● **Your objective**
Write out again exactly the lines from the one containing "Recreate this image" through the one containing "from matplotlib.lines import Line2D", both included, and omit the pictures.

Recorded data:
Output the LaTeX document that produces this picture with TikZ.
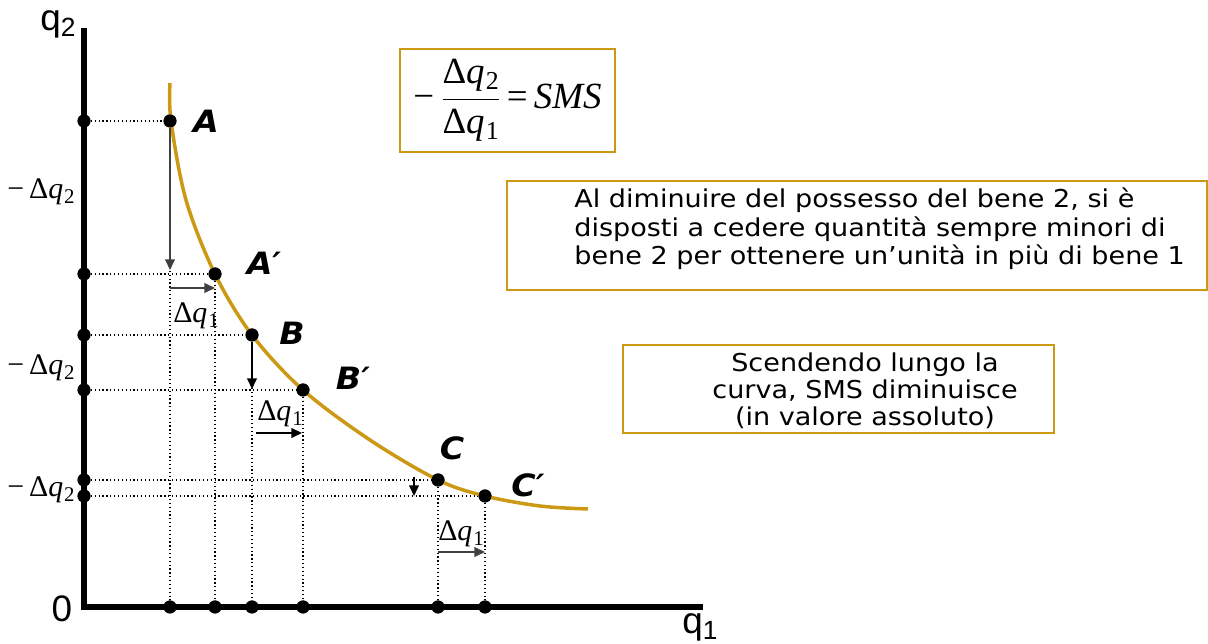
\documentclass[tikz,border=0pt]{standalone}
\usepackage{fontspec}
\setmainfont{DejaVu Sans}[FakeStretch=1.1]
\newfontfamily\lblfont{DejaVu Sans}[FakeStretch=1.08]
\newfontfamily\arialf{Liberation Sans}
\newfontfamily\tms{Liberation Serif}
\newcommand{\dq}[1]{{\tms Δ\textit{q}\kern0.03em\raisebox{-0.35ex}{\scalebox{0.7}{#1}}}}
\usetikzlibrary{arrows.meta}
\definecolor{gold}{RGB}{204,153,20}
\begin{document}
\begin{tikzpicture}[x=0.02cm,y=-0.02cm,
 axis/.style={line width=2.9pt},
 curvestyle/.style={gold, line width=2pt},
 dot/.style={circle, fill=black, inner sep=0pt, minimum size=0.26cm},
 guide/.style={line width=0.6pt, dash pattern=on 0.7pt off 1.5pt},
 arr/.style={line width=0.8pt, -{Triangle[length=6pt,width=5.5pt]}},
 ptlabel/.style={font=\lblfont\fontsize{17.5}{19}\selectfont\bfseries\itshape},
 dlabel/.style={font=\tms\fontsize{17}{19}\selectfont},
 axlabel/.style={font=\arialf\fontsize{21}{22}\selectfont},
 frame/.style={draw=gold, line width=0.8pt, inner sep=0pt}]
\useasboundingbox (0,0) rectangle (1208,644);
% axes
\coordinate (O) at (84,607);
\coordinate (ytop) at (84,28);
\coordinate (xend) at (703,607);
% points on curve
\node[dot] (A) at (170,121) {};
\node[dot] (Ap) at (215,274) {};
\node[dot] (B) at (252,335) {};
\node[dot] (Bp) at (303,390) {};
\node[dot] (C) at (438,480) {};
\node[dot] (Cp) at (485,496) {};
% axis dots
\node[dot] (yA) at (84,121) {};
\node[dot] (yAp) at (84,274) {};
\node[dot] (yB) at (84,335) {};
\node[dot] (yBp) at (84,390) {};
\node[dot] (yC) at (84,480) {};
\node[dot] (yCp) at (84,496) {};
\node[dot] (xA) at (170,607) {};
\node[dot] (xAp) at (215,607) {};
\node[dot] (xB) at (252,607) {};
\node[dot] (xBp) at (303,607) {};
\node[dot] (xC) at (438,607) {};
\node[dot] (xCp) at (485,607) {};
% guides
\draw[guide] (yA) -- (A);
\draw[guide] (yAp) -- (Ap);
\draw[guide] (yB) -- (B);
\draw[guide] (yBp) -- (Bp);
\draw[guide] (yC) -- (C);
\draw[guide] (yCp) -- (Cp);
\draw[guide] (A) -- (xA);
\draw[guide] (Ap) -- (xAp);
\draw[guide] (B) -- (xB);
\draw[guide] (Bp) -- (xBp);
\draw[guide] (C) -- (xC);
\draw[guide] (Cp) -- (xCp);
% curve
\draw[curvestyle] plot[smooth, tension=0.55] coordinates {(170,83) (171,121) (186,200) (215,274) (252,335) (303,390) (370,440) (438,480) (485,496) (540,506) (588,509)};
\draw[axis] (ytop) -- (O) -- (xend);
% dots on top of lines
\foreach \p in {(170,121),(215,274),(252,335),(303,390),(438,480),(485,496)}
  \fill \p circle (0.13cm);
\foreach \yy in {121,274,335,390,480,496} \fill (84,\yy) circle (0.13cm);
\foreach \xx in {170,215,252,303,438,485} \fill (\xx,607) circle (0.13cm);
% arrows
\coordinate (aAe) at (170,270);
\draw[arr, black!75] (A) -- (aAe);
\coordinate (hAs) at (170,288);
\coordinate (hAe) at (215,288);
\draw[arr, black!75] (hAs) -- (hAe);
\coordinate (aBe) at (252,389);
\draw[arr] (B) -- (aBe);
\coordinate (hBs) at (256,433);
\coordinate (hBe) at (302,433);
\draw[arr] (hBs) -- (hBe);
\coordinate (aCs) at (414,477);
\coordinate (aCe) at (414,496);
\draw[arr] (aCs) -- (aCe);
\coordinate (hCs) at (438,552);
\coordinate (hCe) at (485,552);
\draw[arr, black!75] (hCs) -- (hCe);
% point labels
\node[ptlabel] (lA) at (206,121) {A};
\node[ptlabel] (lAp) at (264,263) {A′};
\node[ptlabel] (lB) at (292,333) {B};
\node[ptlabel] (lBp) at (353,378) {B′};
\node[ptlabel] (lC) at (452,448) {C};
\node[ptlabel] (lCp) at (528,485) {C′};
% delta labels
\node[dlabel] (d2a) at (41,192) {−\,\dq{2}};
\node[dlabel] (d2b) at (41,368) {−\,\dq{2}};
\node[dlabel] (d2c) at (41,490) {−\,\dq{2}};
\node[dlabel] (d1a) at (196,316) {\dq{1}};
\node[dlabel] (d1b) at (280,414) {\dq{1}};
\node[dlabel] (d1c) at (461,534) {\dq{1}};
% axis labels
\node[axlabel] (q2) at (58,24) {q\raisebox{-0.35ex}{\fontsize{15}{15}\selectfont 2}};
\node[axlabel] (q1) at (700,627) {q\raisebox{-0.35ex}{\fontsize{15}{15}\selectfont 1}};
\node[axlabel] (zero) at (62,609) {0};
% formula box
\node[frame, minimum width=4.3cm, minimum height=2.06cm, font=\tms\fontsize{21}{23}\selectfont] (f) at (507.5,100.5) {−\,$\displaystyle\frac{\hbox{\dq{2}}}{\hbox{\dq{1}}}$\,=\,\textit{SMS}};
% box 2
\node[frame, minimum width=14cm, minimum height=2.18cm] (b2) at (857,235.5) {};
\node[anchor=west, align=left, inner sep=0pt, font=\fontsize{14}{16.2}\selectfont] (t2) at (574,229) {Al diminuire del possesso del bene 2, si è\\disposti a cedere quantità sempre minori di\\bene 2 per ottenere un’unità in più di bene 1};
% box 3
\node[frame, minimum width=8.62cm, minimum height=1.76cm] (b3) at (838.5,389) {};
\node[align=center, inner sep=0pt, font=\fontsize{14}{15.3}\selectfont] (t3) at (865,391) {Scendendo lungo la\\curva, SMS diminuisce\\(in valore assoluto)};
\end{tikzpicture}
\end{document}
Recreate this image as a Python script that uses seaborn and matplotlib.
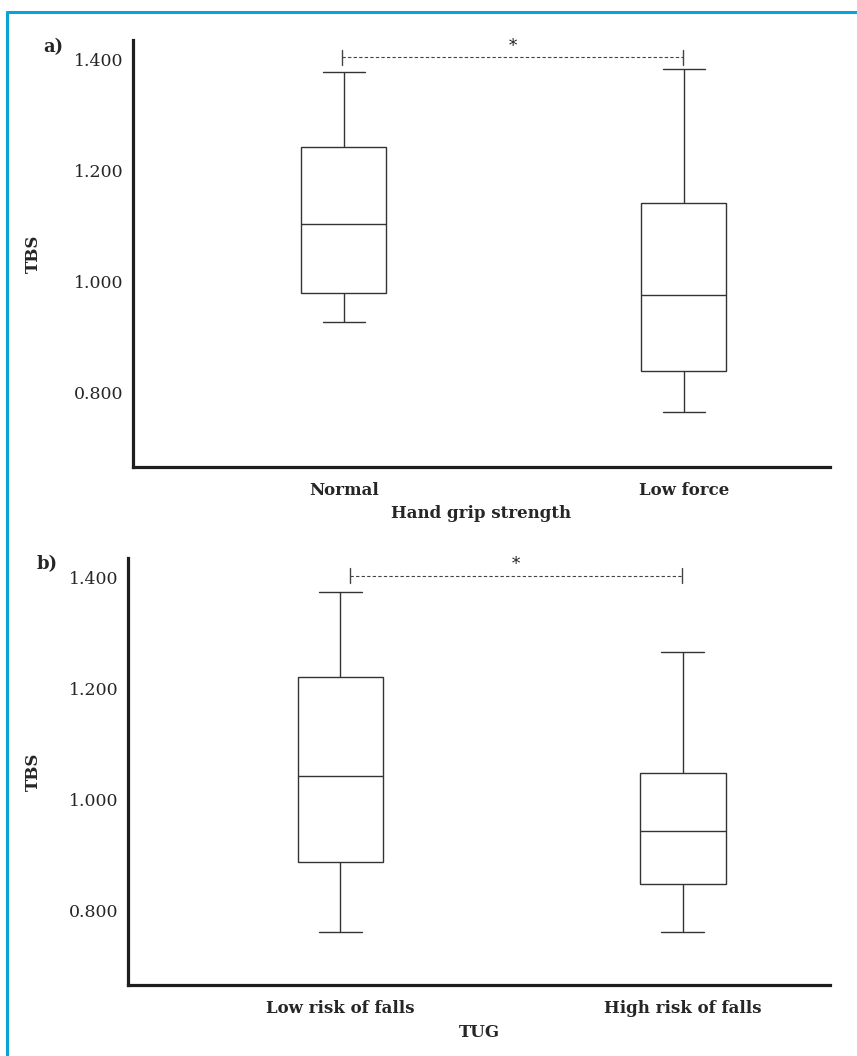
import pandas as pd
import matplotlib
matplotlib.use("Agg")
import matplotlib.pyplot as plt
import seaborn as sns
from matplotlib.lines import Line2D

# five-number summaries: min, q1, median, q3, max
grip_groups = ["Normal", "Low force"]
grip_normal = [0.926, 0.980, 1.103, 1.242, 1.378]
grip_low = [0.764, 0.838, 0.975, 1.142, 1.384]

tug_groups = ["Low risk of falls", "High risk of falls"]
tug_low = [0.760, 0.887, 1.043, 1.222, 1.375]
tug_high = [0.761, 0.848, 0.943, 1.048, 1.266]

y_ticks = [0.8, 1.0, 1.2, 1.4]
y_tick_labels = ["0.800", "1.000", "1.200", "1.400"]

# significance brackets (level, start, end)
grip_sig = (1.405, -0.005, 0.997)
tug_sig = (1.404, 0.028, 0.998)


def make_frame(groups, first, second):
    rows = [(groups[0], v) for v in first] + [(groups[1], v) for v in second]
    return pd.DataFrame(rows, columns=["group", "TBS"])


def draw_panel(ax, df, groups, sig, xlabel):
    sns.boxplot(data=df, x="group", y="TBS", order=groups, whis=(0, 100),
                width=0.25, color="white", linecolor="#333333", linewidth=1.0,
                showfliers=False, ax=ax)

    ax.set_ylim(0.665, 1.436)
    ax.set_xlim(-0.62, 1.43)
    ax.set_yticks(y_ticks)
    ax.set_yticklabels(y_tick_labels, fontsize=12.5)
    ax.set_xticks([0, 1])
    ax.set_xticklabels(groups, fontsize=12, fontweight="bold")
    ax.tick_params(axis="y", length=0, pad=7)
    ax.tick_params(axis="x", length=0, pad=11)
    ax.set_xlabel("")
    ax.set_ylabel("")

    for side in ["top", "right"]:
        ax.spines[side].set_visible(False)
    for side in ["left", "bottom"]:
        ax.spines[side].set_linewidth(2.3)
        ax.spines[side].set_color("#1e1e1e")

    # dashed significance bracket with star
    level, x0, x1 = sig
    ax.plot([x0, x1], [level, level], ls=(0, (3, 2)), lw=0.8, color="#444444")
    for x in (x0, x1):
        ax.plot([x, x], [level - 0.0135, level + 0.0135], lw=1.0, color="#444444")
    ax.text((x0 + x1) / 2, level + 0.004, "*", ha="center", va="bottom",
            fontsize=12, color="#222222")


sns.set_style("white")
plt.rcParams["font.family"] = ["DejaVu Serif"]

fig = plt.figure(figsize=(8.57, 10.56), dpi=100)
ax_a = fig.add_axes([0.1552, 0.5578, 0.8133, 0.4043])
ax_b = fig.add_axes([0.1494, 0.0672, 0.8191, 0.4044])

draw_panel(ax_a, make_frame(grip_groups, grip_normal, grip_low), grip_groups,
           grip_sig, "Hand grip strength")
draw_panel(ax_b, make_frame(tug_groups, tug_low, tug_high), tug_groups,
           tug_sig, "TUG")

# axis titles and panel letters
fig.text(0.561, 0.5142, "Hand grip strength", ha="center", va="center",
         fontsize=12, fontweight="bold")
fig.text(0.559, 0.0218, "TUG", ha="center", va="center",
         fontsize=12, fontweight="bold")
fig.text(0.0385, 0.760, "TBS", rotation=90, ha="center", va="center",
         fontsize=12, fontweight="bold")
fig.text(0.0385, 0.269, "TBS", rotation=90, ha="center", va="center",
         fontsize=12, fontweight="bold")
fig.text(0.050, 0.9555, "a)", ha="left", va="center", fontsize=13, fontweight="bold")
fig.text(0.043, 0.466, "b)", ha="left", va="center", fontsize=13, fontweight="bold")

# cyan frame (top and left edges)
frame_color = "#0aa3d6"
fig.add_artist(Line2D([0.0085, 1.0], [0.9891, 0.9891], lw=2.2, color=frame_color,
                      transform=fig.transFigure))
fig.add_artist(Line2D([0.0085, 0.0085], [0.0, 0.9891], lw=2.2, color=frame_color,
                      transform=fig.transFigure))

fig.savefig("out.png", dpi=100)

● **Output of the exercise**
Recreate this image as a Python script that uses seaborn and matplotlib.
import pandas as pd
import matplotlib
matplotlib.use("Agg")
import matplotlib.pyplot as plt
import seaborn as sns
from matplotlib.lines import Line2D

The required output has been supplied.